Given information

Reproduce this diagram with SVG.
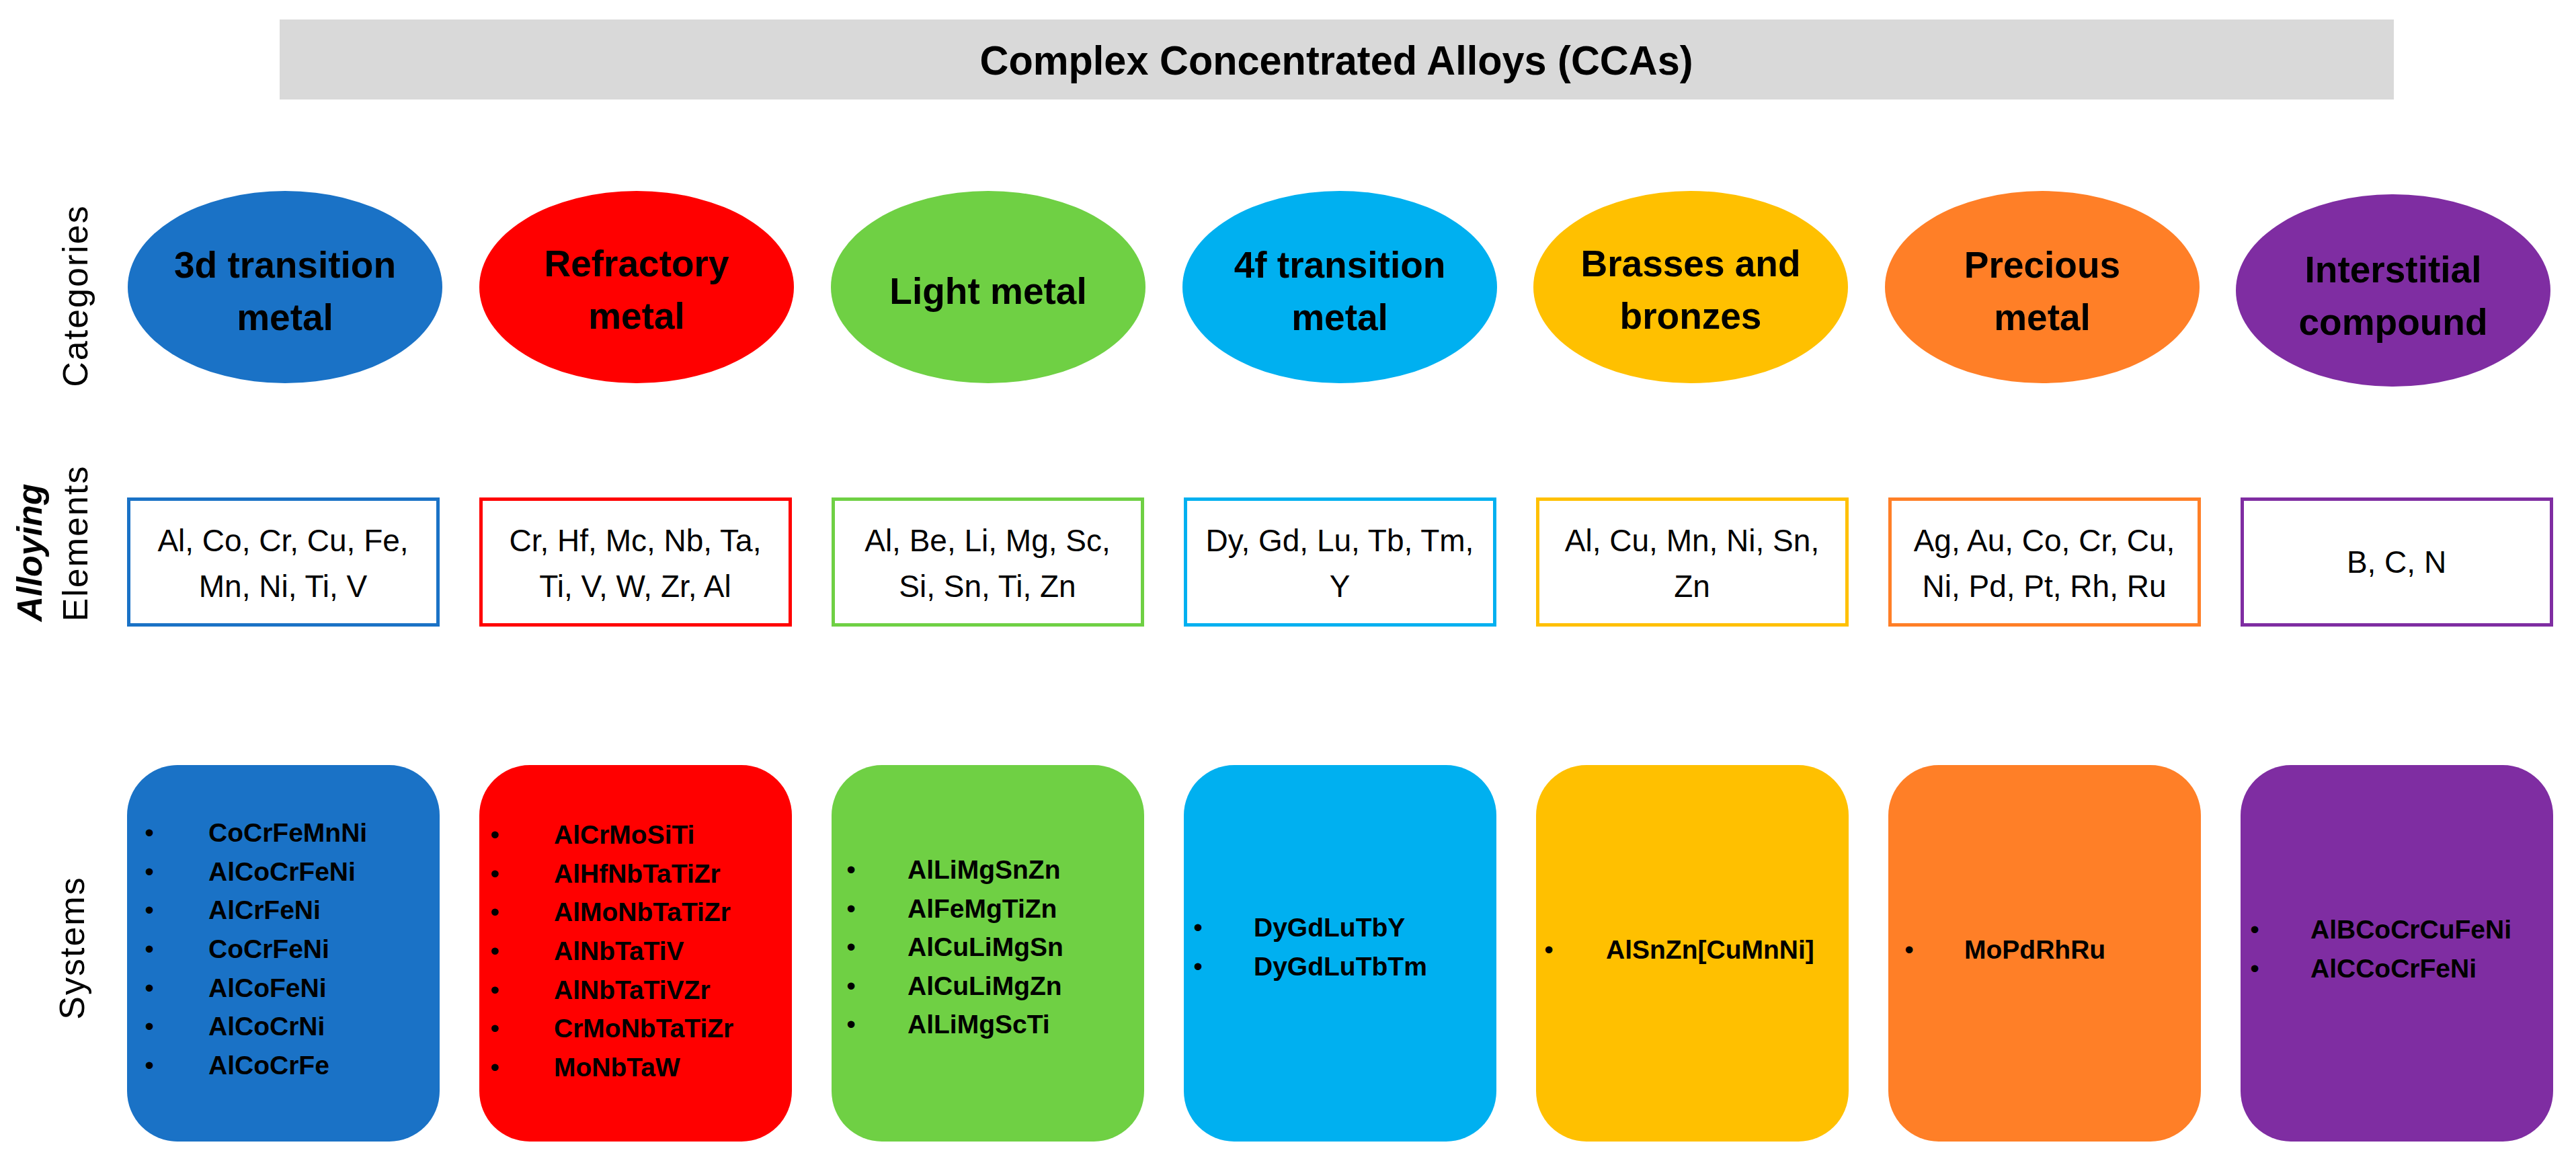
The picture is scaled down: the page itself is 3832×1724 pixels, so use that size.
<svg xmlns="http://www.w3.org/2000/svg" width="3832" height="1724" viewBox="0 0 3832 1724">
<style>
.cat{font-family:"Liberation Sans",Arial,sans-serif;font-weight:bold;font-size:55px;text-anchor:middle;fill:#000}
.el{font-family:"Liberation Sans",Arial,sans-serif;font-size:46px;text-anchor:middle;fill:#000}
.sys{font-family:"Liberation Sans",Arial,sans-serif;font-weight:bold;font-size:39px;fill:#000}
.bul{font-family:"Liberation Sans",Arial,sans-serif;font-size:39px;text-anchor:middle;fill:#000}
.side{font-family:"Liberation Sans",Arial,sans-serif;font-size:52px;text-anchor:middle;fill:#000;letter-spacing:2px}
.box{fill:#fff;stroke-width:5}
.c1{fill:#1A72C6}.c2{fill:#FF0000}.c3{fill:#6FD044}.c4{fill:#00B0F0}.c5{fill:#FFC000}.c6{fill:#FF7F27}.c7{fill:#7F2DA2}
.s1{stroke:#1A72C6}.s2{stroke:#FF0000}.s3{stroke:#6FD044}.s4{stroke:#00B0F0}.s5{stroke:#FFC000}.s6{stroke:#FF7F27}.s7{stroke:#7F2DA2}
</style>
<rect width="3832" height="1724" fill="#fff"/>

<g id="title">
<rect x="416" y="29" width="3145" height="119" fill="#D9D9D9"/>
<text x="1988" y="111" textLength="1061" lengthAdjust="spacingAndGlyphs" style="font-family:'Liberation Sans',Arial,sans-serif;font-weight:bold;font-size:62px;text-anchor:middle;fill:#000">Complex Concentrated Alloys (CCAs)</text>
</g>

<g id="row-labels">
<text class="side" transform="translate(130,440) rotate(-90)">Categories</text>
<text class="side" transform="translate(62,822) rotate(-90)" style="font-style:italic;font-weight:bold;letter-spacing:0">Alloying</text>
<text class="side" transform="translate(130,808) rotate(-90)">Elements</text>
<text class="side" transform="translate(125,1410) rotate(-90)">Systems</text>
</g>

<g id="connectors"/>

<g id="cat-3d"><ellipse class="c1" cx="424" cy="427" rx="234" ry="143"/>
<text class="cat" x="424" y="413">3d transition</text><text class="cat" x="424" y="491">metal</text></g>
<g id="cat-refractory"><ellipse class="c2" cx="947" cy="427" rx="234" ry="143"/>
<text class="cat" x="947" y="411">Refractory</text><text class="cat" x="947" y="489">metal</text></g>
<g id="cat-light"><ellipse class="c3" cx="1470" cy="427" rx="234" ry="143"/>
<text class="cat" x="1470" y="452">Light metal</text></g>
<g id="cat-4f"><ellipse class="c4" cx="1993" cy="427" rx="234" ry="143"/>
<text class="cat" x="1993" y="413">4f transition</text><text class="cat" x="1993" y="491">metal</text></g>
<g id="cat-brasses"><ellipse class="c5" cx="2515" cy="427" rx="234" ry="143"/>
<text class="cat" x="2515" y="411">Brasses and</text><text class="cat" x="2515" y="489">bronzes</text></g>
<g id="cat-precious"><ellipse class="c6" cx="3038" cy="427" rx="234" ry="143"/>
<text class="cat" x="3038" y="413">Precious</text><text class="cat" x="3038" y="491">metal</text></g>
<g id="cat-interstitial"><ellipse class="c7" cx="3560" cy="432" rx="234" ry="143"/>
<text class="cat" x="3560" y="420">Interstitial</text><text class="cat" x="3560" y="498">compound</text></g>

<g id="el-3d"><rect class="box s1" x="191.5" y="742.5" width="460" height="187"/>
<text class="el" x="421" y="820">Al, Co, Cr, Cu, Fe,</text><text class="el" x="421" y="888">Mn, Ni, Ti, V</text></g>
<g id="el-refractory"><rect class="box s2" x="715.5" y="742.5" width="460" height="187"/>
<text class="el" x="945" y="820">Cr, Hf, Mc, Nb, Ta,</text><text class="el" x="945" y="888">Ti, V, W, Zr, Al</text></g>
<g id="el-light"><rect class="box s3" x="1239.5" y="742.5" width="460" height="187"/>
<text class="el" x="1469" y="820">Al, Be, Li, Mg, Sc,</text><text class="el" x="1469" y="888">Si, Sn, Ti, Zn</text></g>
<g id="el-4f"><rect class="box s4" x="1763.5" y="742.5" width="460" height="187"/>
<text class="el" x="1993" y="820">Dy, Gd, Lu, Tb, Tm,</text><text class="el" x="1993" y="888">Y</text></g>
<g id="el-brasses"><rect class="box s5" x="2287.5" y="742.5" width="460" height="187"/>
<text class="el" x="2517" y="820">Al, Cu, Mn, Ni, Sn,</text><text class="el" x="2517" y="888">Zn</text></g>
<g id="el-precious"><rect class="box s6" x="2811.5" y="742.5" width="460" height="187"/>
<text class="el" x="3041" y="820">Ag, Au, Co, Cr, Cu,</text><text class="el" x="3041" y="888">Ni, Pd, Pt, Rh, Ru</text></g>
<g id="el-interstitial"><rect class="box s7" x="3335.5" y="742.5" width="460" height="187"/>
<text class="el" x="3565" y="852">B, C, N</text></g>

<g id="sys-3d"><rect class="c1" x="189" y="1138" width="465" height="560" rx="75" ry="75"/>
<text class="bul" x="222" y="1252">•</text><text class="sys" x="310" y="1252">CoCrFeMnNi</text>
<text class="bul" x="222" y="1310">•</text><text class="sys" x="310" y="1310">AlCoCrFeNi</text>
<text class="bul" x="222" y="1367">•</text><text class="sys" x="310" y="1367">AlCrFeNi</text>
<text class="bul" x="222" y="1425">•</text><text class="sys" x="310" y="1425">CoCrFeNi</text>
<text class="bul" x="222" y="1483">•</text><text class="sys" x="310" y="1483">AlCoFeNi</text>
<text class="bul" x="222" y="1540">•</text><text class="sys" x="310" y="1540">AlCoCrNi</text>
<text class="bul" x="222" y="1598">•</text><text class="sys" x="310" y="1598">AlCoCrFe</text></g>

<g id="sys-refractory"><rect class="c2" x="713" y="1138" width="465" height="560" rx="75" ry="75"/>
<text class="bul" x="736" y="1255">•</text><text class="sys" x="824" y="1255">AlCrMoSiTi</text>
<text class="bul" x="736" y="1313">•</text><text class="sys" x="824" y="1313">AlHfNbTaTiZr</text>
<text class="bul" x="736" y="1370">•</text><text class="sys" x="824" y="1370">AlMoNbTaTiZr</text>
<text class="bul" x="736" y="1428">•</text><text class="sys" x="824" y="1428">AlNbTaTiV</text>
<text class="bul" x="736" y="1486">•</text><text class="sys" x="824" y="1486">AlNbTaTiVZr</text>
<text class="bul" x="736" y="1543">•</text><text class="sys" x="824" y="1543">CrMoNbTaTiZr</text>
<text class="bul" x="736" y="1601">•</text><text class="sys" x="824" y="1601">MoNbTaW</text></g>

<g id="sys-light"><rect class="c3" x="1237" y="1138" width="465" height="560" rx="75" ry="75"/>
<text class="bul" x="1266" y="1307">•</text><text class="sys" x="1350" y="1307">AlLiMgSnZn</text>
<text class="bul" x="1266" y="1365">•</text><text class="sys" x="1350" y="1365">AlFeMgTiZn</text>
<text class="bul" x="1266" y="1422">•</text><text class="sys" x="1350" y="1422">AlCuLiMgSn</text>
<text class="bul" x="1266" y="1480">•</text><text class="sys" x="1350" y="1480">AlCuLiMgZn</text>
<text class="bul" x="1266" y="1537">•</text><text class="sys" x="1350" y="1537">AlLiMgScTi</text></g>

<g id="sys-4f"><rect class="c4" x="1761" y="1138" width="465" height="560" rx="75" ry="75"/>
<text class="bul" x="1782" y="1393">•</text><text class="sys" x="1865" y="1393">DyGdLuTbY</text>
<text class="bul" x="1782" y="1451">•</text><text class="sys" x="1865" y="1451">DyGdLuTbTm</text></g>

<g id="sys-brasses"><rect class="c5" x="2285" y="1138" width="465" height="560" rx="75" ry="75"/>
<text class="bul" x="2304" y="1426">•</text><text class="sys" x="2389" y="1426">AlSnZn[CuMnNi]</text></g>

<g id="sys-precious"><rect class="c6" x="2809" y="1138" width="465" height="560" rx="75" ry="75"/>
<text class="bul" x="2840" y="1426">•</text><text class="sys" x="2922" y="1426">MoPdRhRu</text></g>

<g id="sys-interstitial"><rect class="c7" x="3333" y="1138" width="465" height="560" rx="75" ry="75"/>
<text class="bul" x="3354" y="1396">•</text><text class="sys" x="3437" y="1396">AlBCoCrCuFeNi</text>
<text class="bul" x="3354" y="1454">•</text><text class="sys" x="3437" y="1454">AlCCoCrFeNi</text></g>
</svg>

Description of the task
From the listing above, copy every line that includes the word "size".

Complete response
The picture is scaled down: the page itself is 3832×1724 pixels, so use that size.
.cat{font-family:"Liberation Sans",Arial,sans-serif;font-weight:bold;font-size:55px;text-anchor:middle;fill:#000}
.el{font-family:"Liberation Sans",Arial,sans-serif;font-size:46px;text-anchor:middle;fill:#000}
.sys{font-family:"Liberation Sans",Arial,sans-serif;font-weight:bold;font-size:39px;fill:#000}
.bul{font-family:"Liberation Sans",Arial,sans-serif;font-size:39px;text-anchor:middle;fill:#000}
.side{font-family:"Liberation Sans",Arial,sans-serif;font-size:52px;text-anchor:middle;fill:#000;letter-spacing:2px}
<text x="1988" y="111" textLength="1061" lengthAdjust="spacingAndGlyphs" style="font-family:'Liberation Sans',Arial,sans-serif;font-weight:bold;font-size:62px;text-anchor:middle;fill:#000">Complex Concentrated Alloys (CCAs)</text>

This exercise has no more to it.